▶ [What the exercise asks]: Drop the pictures and give back word for word the lines from the line holding "Reproduce this chart with Chart.js." to the line holding "[8105, 14407, 29734];", both included.

(Code that draws figures)
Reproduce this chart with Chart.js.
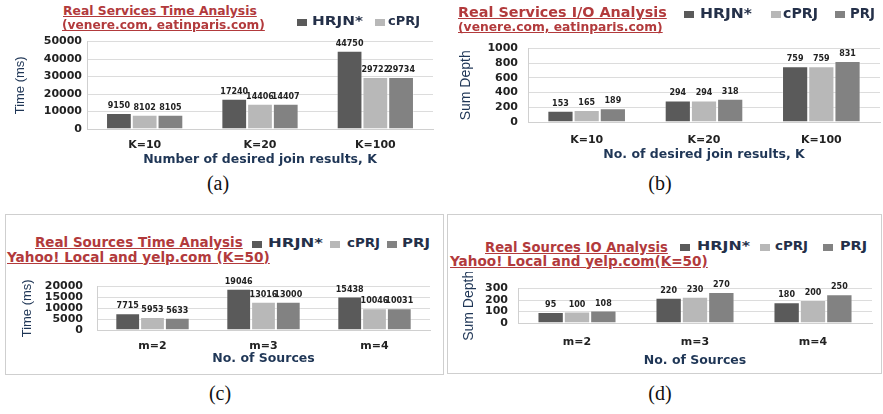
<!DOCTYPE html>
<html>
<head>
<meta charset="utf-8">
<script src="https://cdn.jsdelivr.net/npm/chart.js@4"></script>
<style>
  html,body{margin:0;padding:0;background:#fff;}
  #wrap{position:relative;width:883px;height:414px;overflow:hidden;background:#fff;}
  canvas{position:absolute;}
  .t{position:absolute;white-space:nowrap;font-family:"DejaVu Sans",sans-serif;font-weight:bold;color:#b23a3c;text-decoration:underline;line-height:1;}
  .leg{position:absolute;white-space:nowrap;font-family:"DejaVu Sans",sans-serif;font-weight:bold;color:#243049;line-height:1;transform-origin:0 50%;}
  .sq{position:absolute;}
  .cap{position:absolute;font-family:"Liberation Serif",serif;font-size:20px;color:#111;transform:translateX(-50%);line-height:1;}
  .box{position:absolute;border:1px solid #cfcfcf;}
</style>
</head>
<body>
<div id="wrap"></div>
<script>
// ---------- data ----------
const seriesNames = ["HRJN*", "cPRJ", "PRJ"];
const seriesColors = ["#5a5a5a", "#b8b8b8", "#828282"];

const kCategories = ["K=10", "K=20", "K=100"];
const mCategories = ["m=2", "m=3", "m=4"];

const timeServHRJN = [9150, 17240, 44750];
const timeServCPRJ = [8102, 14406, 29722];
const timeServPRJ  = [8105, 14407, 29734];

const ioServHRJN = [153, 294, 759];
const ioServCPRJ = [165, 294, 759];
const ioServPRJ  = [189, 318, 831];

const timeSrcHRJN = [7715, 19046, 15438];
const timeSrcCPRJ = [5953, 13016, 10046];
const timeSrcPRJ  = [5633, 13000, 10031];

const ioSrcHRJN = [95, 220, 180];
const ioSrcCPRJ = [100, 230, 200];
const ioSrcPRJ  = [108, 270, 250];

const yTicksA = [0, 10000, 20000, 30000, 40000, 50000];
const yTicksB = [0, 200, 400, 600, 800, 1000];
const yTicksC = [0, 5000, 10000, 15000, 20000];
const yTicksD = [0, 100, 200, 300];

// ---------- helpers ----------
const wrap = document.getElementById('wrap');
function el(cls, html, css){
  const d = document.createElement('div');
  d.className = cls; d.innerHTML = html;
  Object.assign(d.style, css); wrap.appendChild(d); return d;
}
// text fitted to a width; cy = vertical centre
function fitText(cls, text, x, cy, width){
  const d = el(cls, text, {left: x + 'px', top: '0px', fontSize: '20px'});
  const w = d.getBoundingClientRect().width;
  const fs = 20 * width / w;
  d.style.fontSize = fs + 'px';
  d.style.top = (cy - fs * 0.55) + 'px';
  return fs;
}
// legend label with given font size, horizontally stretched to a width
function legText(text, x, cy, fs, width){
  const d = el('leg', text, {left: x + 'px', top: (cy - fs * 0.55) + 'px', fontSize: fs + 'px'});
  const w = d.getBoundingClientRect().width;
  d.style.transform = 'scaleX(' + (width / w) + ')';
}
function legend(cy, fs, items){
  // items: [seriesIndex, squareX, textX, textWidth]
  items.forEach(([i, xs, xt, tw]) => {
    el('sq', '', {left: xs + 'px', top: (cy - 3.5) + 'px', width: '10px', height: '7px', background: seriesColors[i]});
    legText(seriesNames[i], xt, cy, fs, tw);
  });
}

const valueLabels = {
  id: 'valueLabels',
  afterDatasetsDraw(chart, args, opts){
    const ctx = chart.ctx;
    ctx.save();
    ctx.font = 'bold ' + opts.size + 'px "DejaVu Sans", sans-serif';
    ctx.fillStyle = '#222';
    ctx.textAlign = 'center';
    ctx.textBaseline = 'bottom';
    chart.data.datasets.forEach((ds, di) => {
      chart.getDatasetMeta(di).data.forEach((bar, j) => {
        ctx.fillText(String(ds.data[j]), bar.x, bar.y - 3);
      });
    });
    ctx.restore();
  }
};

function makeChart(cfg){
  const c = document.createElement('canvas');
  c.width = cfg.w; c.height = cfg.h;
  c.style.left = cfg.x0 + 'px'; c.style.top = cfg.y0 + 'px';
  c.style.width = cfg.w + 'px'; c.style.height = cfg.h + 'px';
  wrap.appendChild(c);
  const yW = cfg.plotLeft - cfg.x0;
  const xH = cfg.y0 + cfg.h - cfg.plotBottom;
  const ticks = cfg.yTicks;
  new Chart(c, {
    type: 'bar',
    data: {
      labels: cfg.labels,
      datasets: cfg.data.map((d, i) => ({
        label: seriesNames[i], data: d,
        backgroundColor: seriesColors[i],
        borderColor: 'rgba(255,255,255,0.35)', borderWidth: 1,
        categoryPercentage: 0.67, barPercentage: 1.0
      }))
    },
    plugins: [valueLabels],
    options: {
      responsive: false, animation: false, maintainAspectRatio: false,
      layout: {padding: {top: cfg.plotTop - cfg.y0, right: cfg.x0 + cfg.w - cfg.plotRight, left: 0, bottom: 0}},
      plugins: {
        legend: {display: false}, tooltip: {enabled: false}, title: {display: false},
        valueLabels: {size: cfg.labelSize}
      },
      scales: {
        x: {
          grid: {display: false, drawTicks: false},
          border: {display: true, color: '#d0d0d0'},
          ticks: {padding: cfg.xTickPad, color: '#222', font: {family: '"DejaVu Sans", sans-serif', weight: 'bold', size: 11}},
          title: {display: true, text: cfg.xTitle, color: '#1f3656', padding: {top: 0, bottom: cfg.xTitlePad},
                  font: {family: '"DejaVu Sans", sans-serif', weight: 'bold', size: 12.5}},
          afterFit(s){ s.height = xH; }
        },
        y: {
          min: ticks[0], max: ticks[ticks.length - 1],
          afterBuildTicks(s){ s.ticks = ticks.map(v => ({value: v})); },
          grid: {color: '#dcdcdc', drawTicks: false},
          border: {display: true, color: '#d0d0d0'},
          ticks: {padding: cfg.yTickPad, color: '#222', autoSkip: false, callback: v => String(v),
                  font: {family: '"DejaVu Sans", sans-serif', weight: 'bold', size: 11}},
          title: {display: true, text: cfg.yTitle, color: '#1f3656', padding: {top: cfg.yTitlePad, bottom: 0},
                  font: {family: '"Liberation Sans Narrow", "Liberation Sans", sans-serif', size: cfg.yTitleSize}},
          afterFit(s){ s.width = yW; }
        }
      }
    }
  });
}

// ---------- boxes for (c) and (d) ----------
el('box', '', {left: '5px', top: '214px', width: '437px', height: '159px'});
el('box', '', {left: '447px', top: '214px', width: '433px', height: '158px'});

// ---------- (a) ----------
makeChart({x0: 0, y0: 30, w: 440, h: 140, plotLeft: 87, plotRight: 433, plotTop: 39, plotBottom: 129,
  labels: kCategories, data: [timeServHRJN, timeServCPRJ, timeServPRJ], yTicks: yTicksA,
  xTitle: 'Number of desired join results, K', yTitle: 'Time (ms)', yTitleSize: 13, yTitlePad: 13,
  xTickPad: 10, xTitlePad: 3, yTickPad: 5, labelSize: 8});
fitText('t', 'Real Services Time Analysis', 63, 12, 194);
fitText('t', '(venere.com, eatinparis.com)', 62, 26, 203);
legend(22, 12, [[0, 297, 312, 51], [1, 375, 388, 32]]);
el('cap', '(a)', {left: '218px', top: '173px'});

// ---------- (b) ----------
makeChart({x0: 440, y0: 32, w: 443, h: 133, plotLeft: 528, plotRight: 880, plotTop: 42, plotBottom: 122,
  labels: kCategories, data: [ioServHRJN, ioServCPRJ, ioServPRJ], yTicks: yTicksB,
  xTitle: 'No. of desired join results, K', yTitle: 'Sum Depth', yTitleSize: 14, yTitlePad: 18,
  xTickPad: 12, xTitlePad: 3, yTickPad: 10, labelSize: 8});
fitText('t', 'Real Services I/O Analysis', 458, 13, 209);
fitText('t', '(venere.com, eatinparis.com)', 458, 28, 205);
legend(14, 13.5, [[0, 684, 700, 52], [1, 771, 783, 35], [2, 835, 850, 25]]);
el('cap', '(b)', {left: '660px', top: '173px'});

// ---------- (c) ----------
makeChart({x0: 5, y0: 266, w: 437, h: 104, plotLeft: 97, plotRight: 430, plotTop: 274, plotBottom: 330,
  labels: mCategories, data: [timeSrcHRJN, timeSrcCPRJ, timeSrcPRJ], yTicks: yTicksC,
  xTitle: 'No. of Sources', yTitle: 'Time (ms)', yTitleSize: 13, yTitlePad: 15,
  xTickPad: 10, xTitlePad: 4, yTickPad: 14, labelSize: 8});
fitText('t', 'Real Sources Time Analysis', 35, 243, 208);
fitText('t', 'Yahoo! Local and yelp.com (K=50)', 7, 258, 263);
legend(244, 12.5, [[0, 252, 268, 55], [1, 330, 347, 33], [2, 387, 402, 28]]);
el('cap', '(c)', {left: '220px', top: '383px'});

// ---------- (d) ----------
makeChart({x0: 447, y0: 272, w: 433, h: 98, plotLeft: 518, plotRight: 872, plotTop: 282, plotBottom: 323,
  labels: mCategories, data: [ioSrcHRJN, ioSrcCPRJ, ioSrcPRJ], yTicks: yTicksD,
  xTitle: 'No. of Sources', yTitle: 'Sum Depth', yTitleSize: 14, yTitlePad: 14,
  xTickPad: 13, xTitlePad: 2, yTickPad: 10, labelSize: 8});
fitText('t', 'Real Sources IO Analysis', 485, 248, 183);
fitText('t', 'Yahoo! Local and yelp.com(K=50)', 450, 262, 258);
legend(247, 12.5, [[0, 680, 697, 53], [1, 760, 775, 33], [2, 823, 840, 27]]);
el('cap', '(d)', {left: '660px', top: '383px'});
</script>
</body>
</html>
--
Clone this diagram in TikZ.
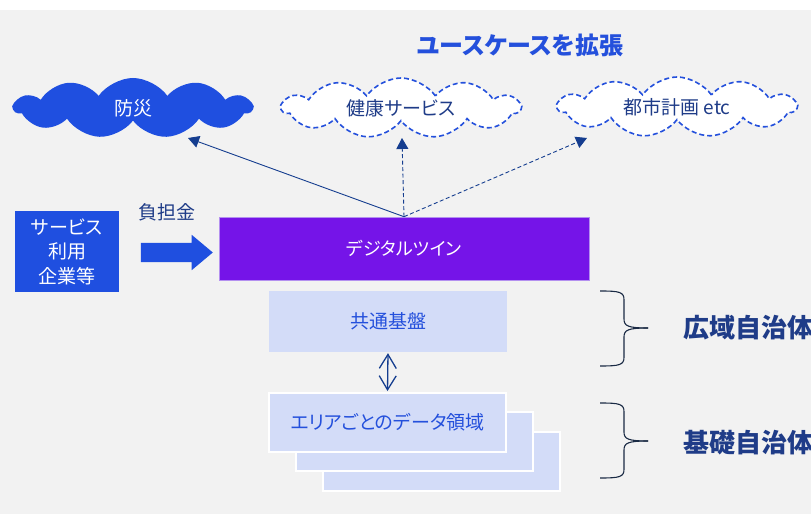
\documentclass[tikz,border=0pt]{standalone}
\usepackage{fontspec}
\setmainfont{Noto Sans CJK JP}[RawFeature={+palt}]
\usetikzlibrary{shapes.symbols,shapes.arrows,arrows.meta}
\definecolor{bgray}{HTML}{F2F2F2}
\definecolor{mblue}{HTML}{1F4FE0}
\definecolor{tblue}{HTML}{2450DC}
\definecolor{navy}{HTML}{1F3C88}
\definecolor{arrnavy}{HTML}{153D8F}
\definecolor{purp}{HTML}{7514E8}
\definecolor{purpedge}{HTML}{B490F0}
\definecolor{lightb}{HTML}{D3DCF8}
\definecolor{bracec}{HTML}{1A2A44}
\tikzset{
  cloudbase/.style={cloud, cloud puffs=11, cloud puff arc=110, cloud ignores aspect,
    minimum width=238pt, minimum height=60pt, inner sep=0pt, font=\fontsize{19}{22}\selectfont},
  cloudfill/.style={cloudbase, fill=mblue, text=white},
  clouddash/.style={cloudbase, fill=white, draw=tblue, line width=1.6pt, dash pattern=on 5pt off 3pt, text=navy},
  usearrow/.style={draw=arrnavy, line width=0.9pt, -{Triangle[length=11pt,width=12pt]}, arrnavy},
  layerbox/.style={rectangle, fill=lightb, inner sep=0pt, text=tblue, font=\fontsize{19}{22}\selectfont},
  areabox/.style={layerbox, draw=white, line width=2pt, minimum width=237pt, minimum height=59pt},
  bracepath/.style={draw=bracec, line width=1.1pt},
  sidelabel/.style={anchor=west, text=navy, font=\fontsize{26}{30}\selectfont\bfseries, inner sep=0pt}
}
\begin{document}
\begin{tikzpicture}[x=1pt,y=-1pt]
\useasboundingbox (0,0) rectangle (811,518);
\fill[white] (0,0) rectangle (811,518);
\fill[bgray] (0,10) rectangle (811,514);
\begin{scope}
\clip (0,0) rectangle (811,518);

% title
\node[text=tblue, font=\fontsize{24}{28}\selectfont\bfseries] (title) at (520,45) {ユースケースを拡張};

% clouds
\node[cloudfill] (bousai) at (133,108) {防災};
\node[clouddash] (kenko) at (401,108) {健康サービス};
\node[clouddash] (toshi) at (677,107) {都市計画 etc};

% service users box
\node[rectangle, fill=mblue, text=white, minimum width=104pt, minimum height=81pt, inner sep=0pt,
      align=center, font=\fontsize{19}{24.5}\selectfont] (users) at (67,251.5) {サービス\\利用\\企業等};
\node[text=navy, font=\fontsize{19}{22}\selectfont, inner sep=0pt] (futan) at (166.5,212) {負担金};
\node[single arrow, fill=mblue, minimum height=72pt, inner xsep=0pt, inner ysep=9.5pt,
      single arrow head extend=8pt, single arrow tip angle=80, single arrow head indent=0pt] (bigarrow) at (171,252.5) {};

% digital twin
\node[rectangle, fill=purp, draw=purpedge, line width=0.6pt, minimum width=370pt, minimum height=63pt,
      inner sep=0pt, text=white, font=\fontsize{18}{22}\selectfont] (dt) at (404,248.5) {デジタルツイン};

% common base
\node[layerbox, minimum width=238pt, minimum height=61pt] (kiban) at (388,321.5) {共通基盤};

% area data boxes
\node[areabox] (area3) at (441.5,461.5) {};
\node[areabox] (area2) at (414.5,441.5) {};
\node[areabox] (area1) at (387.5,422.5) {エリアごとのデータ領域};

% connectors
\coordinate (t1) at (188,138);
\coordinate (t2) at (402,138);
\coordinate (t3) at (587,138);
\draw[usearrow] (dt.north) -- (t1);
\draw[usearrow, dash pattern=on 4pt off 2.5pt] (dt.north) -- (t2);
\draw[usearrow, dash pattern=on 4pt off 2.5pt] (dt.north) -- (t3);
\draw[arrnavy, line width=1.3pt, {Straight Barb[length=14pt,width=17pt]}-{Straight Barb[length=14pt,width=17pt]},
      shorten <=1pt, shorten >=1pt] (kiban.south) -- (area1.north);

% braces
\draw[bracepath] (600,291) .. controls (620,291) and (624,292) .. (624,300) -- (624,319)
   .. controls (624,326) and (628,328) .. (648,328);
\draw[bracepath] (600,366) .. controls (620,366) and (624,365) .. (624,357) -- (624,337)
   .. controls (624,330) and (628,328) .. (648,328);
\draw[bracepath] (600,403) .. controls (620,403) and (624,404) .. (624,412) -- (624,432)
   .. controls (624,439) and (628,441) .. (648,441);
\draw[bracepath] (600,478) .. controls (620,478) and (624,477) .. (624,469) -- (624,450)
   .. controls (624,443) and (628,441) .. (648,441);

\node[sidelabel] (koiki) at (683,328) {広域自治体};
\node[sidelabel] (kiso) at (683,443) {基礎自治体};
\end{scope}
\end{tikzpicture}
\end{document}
---
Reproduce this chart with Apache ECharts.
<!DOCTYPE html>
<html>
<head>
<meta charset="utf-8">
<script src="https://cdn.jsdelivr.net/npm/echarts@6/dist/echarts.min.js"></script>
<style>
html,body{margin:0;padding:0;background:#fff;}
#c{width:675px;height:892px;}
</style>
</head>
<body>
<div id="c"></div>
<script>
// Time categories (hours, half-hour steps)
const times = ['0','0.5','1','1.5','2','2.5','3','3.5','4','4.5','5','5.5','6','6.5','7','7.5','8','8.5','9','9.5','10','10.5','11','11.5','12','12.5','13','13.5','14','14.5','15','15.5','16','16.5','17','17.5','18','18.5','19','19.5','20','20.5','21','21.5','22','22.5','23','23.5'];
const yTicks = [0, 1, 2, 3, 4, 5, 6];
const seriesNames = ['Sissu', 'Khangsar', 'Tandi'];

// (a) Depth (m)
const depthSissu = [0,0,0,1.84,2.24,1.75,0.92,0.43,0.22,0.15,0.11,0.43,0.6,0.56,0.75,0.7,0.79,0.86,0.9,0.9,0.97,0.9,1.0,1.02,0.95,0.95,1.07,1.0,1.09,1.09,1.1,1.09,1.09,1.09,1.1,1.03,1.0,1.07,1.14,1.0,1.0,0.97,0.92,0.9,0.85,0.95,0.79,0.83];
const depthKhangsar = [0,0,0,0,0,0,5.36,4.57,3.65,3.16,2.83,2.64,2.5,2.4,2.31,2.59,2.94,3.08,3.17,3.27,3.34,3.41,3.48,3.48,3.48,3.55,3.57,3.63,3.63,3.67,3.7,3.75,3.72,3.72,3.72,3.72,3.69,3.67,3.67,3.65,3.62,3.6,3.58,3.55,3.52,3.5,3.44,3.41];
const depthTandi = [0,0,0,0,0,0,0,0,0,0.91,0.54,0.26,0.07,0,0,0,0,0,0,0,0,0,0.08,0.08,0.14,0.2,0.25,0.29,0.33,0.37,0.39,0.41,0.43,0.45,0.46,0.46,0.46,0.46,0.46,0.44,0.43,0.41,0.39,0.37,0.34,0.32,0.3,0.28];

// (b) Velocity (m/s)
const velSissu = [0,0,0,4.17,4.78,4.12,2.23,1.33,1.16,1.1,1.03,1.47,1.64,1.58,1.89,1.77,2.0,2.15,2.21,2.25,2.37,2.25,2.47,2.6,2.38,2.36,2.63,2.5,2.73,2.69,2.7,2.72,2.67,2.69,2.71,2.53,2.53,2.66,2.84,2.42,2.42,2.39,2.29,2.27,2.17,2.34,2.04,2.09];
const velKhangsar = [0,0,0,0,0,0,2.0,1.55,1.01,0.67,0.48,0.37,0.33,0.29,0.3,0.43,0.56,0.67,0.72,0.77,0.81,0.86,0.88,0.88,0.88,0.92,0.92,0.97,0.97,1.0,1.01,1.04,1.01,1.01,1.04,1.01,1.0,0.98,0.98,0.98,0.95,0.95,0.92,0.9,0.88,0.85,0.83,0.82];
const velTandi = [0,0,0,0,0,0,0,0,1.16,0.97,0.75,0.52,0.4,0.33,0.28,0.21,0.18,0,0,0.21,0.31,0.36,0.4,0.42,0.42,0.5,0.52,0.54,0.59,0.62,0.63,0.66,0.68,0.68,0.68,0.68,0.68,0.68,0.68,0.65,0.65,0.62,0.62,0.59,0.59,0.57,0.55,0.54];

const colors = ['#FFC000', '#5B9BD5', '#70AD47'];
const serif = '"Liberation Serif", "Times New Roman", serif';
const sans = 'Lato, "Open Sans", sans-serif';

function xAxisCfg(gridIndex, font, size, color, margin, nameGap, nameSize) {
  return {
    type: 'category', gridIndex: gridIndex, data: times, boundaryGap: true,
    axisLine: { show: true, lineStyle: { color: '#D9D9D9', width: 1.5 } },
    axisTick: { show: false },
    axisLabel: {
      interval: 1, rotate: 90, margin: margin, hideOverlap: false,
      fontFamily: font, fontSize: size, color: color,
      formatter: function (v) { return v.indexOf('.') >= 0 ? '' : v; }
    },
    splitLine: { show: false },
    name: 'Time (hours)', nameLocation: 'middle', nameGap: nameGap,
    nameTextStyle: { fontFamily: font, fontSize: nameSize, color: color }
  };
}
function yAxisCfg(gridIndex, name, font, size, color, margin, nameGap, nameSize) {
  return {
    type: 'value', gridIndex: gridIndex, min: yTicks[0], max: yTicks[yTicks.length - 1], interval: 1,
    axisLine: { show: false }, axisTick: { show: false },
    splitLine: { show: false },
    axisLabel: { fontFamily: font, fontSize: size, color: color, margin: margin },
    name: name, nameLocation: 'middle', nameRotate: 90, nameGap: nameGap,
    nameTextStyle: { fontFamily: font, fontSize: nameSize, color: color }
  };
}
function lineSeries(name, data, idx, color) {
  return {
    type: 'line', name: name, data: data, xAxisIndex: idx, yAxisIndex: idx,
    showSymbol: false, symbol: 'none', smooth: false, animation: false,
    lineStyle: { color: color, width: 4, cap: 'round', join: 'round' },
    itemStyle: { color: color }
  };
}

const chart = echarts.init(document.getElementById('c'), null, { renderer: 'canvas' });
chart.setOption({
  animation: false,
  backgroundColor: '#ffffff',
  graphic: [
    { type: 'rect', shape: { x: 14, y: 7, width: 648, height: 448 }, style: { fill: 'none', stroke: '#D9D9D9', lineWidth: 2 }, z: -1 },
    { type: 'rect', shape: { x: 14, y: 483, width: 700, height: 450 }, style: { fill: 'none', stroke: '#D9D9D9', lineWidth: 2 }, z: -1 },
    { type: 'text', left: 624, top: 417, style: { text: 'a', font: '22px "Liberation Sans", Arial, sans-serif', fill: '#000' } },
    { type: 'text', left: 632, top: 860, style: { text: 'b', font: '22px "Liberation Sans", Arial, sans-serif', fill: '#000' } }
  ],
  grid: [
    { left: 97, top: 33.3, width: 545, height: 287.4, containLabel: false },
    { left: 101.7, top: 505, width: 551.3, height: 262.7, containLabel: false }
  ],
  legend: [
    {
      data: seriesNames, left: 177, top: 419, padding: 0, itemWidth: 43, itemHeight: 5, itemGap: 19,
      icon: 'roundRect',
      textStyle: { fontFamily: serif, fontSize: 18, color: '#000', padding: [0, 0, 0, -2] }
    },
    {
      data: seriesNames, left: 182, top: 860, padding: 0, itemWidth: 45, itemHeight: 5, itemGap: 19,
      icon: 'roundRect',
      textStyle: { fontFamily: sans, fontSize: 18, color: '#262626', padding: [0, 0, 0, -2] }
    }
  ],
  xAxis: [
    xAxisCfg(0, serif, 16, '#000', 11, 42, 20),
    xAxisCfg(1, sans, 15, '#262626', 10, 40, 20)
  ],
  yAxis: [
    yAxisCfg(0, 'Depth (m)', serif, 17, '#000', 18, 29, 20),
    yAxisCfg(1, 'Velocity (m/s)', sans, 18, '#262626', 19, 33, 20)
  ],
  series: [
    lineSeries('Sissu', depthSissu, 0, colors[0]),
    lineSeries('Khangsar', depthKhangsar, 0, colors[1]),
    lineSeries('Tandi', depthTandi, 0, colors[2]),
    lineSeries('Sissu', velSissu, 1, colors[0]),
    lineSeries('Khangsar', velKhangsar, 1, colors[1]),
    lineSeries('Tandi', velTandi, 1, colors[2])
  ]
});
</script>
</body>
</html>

▶ [The result]:
Reproduce this chart with Chart.js.
<!DOCTYPE html>
<html>
<head>
<meta charset="utf-8">
<script src="https://cdn.jsdelivr.net/npm/chart.js@4"></script>
<style>
  html,body{margin:0;padding:0;background:#fff;}
  #wrap{position:relative;width:883px;height:414px;overflow:hidden;background:#fff;}
  canvas{position:absolute;}
  .t{position:absolute;white-space:nowrap;font-family:"DejaVu Sans",sans-serif;font-weight:bold;color:#b23a3c;text-decoration:underline;line-height:1;}
  .leg{position:absolute;white-space:nowrap;font-family:"DejaVu Sans",sans-serif;font-weight:bold;color:#243049;line-height:1;transform-origin:0 50%;}
  .sq{position:absolute;}
  .cap{position:absolute;font-family:"Liberation Serif",serif;font-size:20px;color:#111;transform:translateX(-50%);line-height:1;}
  .box{position:absolute;border:1px solid #cfcfcf;}
</style>
</head>
<body>
<div id="wrap"></div>
<script>
// ---------- data ----------
const seriesNames = ["HRJN*", "cPRJ", "PRJ"];
const seriesColors = ["#5a5a5a", "#b8b8b8", "#828282"];

const kCategories = ["K=10", "K=20", "K=100"];
const mCategories = ["m=2", "m=3", "m=4"];

const timeServHRJN = [9150, 17240, 44750];
const timeServCPRJ = [8102, 14406, 29722];
const timeServPRJ  = [8105, 14407, 29734];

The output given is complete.